Technical Architecture¶
Documentation covering technical architecture for CytoTable.
Workflows¶
CytoTable uses Parsl to execute collections of tasks as python_app
’s.
In Parsl, work may be isolated using Python functions decorated with the @python_app
decorator.
join_app
’s are collections of one or more other apps and are decorated using the @join_app
decorator.
See the following documentation for more information on how apps may be used within Parsl: Parsl: Apps
Workflow Execution¶
Procedures within CytoTable are executed using Parsl Executors. Parsl Executors may be configured through Parsl Configuration’s.
Parsl configurations may be passed to convert(..., parsl_config=parsl.Config)
(convert()
)
By default, CytoTable assumes local task execution with LocalProvider. For greater scalability, CytoTable may be used with a HighThroughputExecutor (See Parsl’s scalability documentation for more information).
Data Technologies¶
Data Paths¶
Data source paths handled by CytoTable may be local or cloud-based paths. Local data paths are handled using Python’s Pathlib module. Cloud-based data paths are managed by cloudpathlib. Reference the following page for how cloudpathlib client arguments may be used: Overview: Data Source Locations
Data Paths - Cloud-based SQLite¶
SQLite data stored in cloud-based paths are downloaded locally using cloudpathlib’s caching capabilities to perform SQL queries. Using data in this way may require the use of an additional parameter for the cloud storage provider to set the cache directory explicitly to avoid storage limitations (some temporary directories are constrained to system memory, etc).
For example:
import cytotable
# Convert CellProfiler SQLite to parquet
cytotable.convert(
source_path="s3://bucket-name/single-cells.sqlite",
dest_path="test.parquet",
dest_datatype="parquet",
# set the local cache dir to `./tmpdata`
# this will get passed to cloudpathlib's client
local_cache_dir="./tmpdata",
)
In-process Data Format¶
In addition to using Python native data types, we also accomplish internal data management for CytoTable using PyArrow (Apache Arrow) Tables. Using Arrow-compatible formats is intended to assist cross-platform utility, encourage high-performance, and enable advanced data integration with non-Python tools.

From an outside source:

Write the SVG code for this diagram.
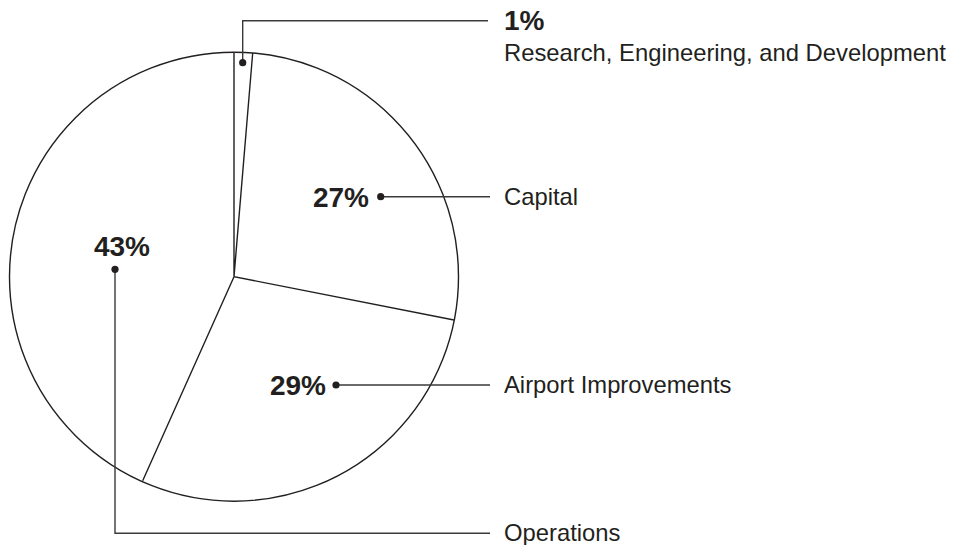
<svg xmlns="http://www.w3.org/2000/svg" width="969" height="545" viewBox="0 0 969 545">
<style>
.pie{fill:#fff;stroke:#231f20;stroke-width:1.4}
.lead{fill:none;stroke:#3a3a3a;stroke-width:1.4}
.dot{fill:#231f20}
.pct{font-family:"Liberation Sans",Arial,sans-serif;font-weight:bold;font-size:28px;fill:#231f20}
.lbl{font-family:"Liberation Sans",Arial,sans-serif;font-size:23.8px;fill:#231f20}
</style>
<rect width="969" height="545" fill="#fff"/>
<g id="pie">
<circle class="pie" cx="234" cy="276.7" r="224.5"/>
<path class="pie" fill="none" d="M234,52.2 L234,276.7 L454,320 M234,276.7 L142.7,480.7 M234,276.7 L252.7,53"/>
</g>
<g id="connectors">
<polyline class="lead" points="242.7,62.7 242.7,20.7 488,20.7"/>
<line class="lead" x1="380.7" y1="196.7" x2="490" y2="196.7"/>
<line class="lead" x1="336" y1="385" x2="490" y2="385"/>
<polyline class="lead" points="115,269.3 115,533.3 490,533.3"/>
<circle class="dot" cx="242.7" cy="62.7" r="3.6"/>
<circle class="dot" cx="380.7" cy="196.7" r="3.6"/>
<circle class="dot" cx="336" cy="385" r="3.6"/>
<circle class="dot" cx="115" cy="269.3" r="3.6"/>
</g>
<g id="node-rd">
<text class="pct" x="504" y="30">1%</text>
<text class="lbl" x="504" y="61">Research, Engineering, and Development</text>
</g>
<g id="node-capital">
<text class="pct" x="369" y="207" text-anchor="end">27%</text>
<text class="lbl" x="504" y="205">Capital</text>
</g>
<g id="node-airport">
<text class="pct" x="326" y="395" text-anchor="end">29%</text>
<text class="lbl" x="504" y="393">Airport Improvements</text>
</g>
<g id="node-operations">
<text class="pct" x="122" y="256" text-anchor="middle">43%</text>
<text class="lbl" x="504" y="541">Operations</text>
</g>
</svg>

Arrow Memory Allocator Selection¶
PyArrow may select to use malloc
, jemalloc
, or mimalloc
depending on the operating system and allocator availability.
This memory allocator selection may also be overridden by a developer implementing CytoTable to help with performance aspects related to user environments.
PyArrow inherits environment configuration from the Arrow C++ implementation (see note on this page).
Use the ARROW_DEFAULT_MEMORY_POOL
environment variable to statically define which memory allocator will be used when implementing CytoTable.
Arrow Memory Mapping Selection¶
PyArrow includes functionality which enables memory mapped parquet file reads for performance benefits (see memory_map
parameter).
This functionality is enabled by default in CytoTable.
You may disable this functionality by setting environment variable CYTOTABLE_ARROW_USE_MEMORY_MAPPING
to 0
(for example: export CYTOTABLE_ARROW_USE_MEMORY_MAPPING=0
).
SQL-based Data Management¶
We use the DuckDB Python API client in some areas to interface with SQL (for example, SQLite databases) and other data formats. We use DuckDB SQL statements to organize joined datasets or tables as Arrow format results.